From the Zwilling Twin Four Star collection:
- 3-inch paring knife
- 6-inch utility slicing knife
- 10-inch chef’s knife
These are the knives I chose when I needed to replace and upgrade my most frequently used blades. I love everything about them – the weight, the blade, the balance, the comfort of the handle… I could go on. Definitely the priciest knives I’ve owned in my lifetime, but worth every penny.
From the J. A. Henckels International Eversharp Pro line:
- 5-inch serrated utility knife
- 5.5-inch boning knife
- 8-inch bread knife
- 8-inch carving knife
These knives are a solid, low-maintenance value brand. I use the 5-inch utility knife almost every day – it’s a workhorse. I frequently use the 5.5-inch boning knife, but never actually for that purpose. It has a serrated edge so it’s handy for slicing rolls or for softer vegetables like tomatoes or eggplant. Do I need this one? Not really. I could easily live without it in favor of the utility knife, but it’s nice to have around. I use the bread and carving knives when needed. These knives are still sharp and in solid condition.
Speaking of honing your collection, one of the best things you can do for your knives is to keep them sharp. Sharp knives make all the difference in the world when you’re cooking, and sharp knives keep you safe – dull blades are the cause of more kitchen injuries than sharp ones. There are two things you can do to keep your blades in top condition – honing and sharpening. These terms are often used interchangeably but are two different processes. Your best bet is to hone your blade often (about every 2 to 4 uses, depending on your needs) and sharpen occasionally (once or maybe twice per year).

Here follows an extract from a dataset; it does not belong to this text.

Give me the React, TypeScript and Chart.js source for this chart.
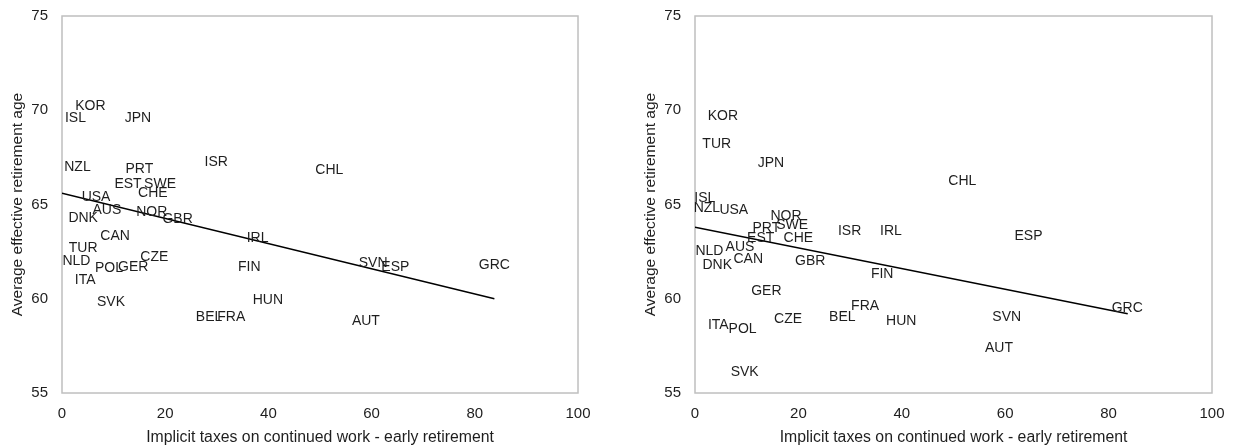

Honing and sharpening can both be done at home if you have the right tool and know what to do. Many knife block sets come with a “sharpening steel” (most likely a honing steel rod) which you can use to hone your blade at home. For home sharpening, you’ll need a sharpening stone. The good news is that both rods and stones are relatively inexpensive. I found this article at CNET about keeping your knives sharp. It covers honing and sharpening, how-to instructions, and even a ceramic mug hack for when you have no sharpening tools available. Also check out this YouTube video from BBQGuys. Here Chef Tony offers great information about honing vs. sharpening and the tools you can use to do each.
If you’d rather leave your sharpening to the pros, many knife manufacturers will sharpen your knives for you. You will likely have to send them back to the manufacturer to have it done, so be prepared to go without your knives for a while. Also make sure to inquire about shipping costs and sharpening fees. Supermarkets, butcher shops, and hardware stores often provide knife sharpening services or host knife sharpening events. Check your local area for information.
No matter what your skill or experience level in the kitchen, the right knives can up your kitchen game as well as your level of enjoyment and satisfaction. Taking proper care of your knives will help keep them in prime condition so they serve you well for years. Before your make your next blade purchase, take some time to evaluate your needs, learn all you can about what’s out there, and get ready to take your cooking to the next level.